Before we delve into a bit of technicalities, it is important to understand how software are built. Modern day software are millions of lines of code.Complete software is NOT written word by word but is built on previously written codes which are called libraries. It is a bit like manufacturing, even if one builds an innovative product, he does not start from mining the earth but takes inputs from previously built items - nuts, bolts, metal, fabric etc. And it is always great if the source code can be free, which is called open source. These inputting codes themselves may have been built on other libraries and pieces of codes. The software developer assembles these codes in a structured manner and writes their own code to connect them up and create new functionality or applications. Once a software coding is complete, it is compiled. Compiling means that code which is human understandable is now converted to machine readable and actionable by computers. The user of code may or may not have the capability to decompile the code (It is best practice to not let the user decompile the code unless it is an open source code). Therefore there can be a situation, and generally is, that higher level code may embed precompiled code. Some of the part of the code may not be within the code but is fetched from somewhere in the net or pre-declared folder in the computer. Therefore it is possible that to run a software, thousands of other software will run to make it happen and some of these may not be transparently visible to the user or even the final software authors.
Another concept which needs to be understood before we can discuss the main issue is logging. Logging is like recording a specified activity or function. There can be logging all activities, or logging of failure or negative or success or positive action. Logging is required for:-
the purpose of tracing activities,
debugging the software or function,
for the purpose of record keeping and information,
to issue warning if some conditions are met, and
report an error or in case software crashes then to find the reason of fatality.

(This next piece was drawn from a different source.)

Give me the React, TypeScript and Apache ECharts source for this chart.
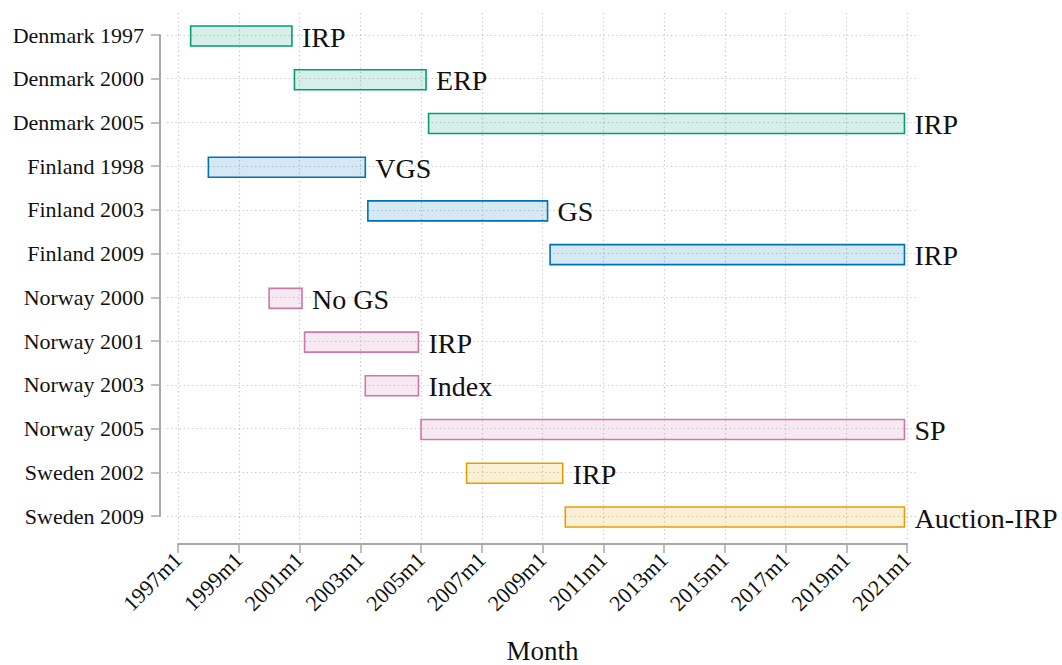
import React, { useEffect, useRef } from "react";
import * as echarts from "echarts";

const categories = [
  "Denmark 1997", "Denmark 2000", "Denmark 2005",
  "Finland 1998", "Finland 2003", "Finland 2009",
  "Norway 2000", "Norway 2001", "Norway 2003", "Norway 2005",
  "Sweden 2002", "Sweden 2009",
];
const startMonths = [
  "1997m6", "2000m11", "2005m4",
  "1998m1", "2003m4", "2009m4",
  "2000m1", "2001m3", "2003m3", "2005m1",
  "2006m7", "2009m10",
];
const endMonths = [
  "2000m10", "2005m3", "2020m12",
  "2003m3", "2009m3", "2020m12",
  "2001m2", "2004m12", "2004m12", "2020m12",
  "2009m9", "2020m12",
];
const barLabels = [
  "IRP", "ERP", "IRP",
  "VGS", "GS", "IRP",
  "No GS", "IRP", "Index", "SP",
  "IRP", "Auction-IRP",
];
const countries = ["Denmark", "Finland", "Norway", "Sweden"];
const countryColors = ["#009E73", "#0072B2", "#CC79A7", "#E69F00"];
const fillColors = ["rgba(0,158,115,0.16)", "rgba(0,114,178,0.16)", "rgba(204,121,167,0.16)", "rgba(230,159,0,0.16)"];

const BASE_YEAR = 1997;
const X_MAX = 288;
const X_STEP = 24;

const toIndex = (s: string) => {
  const [y, m] = s.split("m").map(Number);
  return (y - BASE_YEAR) * 12 + (m - 1);
};

const FONT = "'Liberation Serif', 'DejaVu Serif', serif";
const GRID_COLOR = "#c4c4c4";
const AXIS_COLOR = "#a8a8a8";
const TEXT_COLOR = "#111111";

export default function App() {
  const ref = useRef<HTMLDivElement>(null);
  useEffect(() => {
    if (!ref.current) return;
    const chart = echarts.init(ref.current, null, { renderer: "svg" });
    const data = categories.map((c, i) => [
      toIndex(startMonths[i]),
      toIndex(endMonths[i]),
      i,
      countries.indexOf(c.split(" ")[0]),
      barLabels[i],
    ]);
    const dotted = { color: GRID_COLOR, width: 1.2, type: [1.2, 3] as any };
    chart.setOption({
      animation: false,
      textStyle: { fontFamily: FONT },
      grid: [
        { left: 178, right: 155, top: 35, height: 481, outerBoundsMode: "none", containLabel: false },
        { left: 167, right: 145, top: 35, height: 481, outerBoundsMode: "none", containLabel: false },
        { left: 178, right: 155, top: 13, height: 527, outerBoundsMode: "none", containLabel: false },
      ],
      xAxis: [
        { gridIndex: 0, type: "value", min: 0, max: X_MAX, show: false },
        { gridIndex: 1, type: "value", min: 0, max: X_MAX, show: false },
        {
          gridIndex: 2, type: "value", min: 0, max: X_MAX, interval: X_STEP,
          position: "bottom",
          offset: 4,
          axisLine: { show: true, onZero: false, lineStyle: { color: AXIS_COLOR, width: 2 } },
          axisTick: { show: true, length: 9, lineStyle: { color: AXIS_COLOR, width: 1.5 } },
          splitLine: { show: true, lineStyle: dotted },
          axisLabel: {
            rotate: 45, margin: 12, fontSize: 22, color: TEXT_COLOR, fontFamily: FONT,
            formatter: (v: number) => `${BASE_YEAR + Math.round(v / 12)}m1`,
          },
          name: "Month", nameLocation: "middle", nameGap: 93,
          nameTextStyle: { fontSize: 27, color: TEXT_COLOR, fontFamily: FONT },
        },
      ],
      yAxis: [
        {
          gridIndex: 0, type: "category", data: categories, inverse: true, boundaryGap: false,
          offset: 18,
          axisLine: { show: true, onZero: false, lineStyle: { color: AXIS_COLOR, width: 2 } },
          axisTick: { show: true, length: 9, alignWithLabel: true, lineStyle: { color: AXIS_COLOR, width: 1.5 } },
          axisLabel: { margin: 16, fontSize: 22, color: TEXT_COLOR, fontFamily: FONT, interval: 0 },
          splitLine: { show: false },
        },
        {
          gridIndex: 1, type: "category", data: categories, inverse: true, boundaryGap: false,
          axisLine: { show: false }, axisTick: { show: false }, axisLabel: { show: false },
          splitLine: { show: true, interval: 0, lineStyle: dotted },
        },
        { gridIndex: 2, type: "value", min: 0, max: 1, show: false, splitLine: { show: false } },
      ],
      series: [
        {
          type: "custom",
          xAxisIndex: 0,
          yAxisIndex: 0,
          clip: false,
          z: 10,
          data,
          renderItem: (params: any, api: any) => {
            const s = api.coord([api.value(0), api.value(2)]);
            const e = api.coord([api.value(1), api.value(2)]);
            const g = api.value(3) as number;
            const idx = params.dataIndex;
            const h = 20;
            return {
              type: "group",
              children: [
                {
                  type: "rect",
                  shape: { x: s[0], y: s[1] - h / 2 + 1, width: e[0] - s[0], height: h },
                  style: { fill: fillColors[g], stroke: countryColors[g], lineWidth: 1.6 },
                },
                {
                  type: "text",
                  x: e[0] + 10,
                  y: s[1] + 2,
                  style: {
                    text: barLabels[idx],
                    fontSize: 28,
                    fontFamily: FONT,
                    fill: TEXT_COLOR,
                    verticalAlign: "middle",
                    align: "left",
                  },
                },
              ],
            };
          },
        },
      ],
    });
    return () => chart.dispose();
  }, []);
  return (
    <div
      ref={ref}
      style={{ position: "fixed", left: 0, top: 0, width: 1062, height: 665, background: "#ffffff" }}
    />
  );
}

Therefore logging is important to keep software healthy however logging is rarely the main focus of an application, therefore it is very rare that logging components are written by the software developers themselves. It is practically standard practice to pick up this piece of code from open source and use it.
Logging has another challenge. If logging is too verbose, then it not only slows down the system but also consumes space and finding errors becomes complicated as well as time consuming. While too little logging may miss out the critical part. Therefore if the logging command is hardcode, then it is difficult to manage logs as per dynamically changing needs. Therefore logging software should adapt while the main application is running. It is called runtime changes. Also what to log, what not log, when to log, when not to log, where to store the log and how much log space to be consumed require dynamic changes and without human interventions during run-time.
To make these dynamic changes the logging part of the software should get its instructions. These instructions are created by humans who are generally not the software developers but users. But as the environment changes from development to full scale deployment the physical location of various databases, services etc will change. To overcome this challenge a common interface is required which can understand things in human language, apply the context and interact with the right database. Therefore naming and directory interface is required which either understands the context or takes instructions.
What is Log4j ?
Prior to September 2000, there were several logging software and software developers could themselves write print commands. However, that had several issues. In September 2000, Apache released log4j logging API (API is the acronym for Application Programming Interface, which is a software intermediary that allows two applications to talk to each other). The release statement of Apache was: “Log4j is an open source project based on the work of many authors. It allows the developer to control which log statements are output with arbitrary granularity. It is fully configurable at runtime using external configuration files…. It offers several advantages. It provides precise context about a run of the application. Once inserted into the code, the generation of logging output requires no human intervention. Moreover, log output can be saved in persistent medium to be studied at a later time. In addition to its use in the development cycle, a sufficiently rich logging package can also be viewed as an auditing tool”.
The source code was made fully open, meaning anyone could use it without any issue associated with it. The best part was that log4j was made portable to practically all popular computer languages such as C, C++, C#, Perl, Python, Ruby, and Eiffel of that time. Practically all software developers started using it in their software. As time passed it kept getting deep embedded into the later software which used previous software libraries. To dynamically configure the log4j it uses JNDI API. The Java Naming and Directory Interface™ (JNDI) is an application programming interface (API) that provides naming and directory functionality to applications written using the Java™ programming language. It is defined to be independent of any specific directory service implementation. Thus a variety of directories -new, emerging, and already deployed can be accessed in a common way. Log4j is one such Java™ language written software. With JNDI API, log4j can access many types of data, like objects, devices, files of naming and directory services, eg. it is used by EJB to find remote objects. JNDI is designed to provide a common interface to access existing services like DNS, NDS, LDAP, CORBA and RMI or user defined services at user defined location (URL).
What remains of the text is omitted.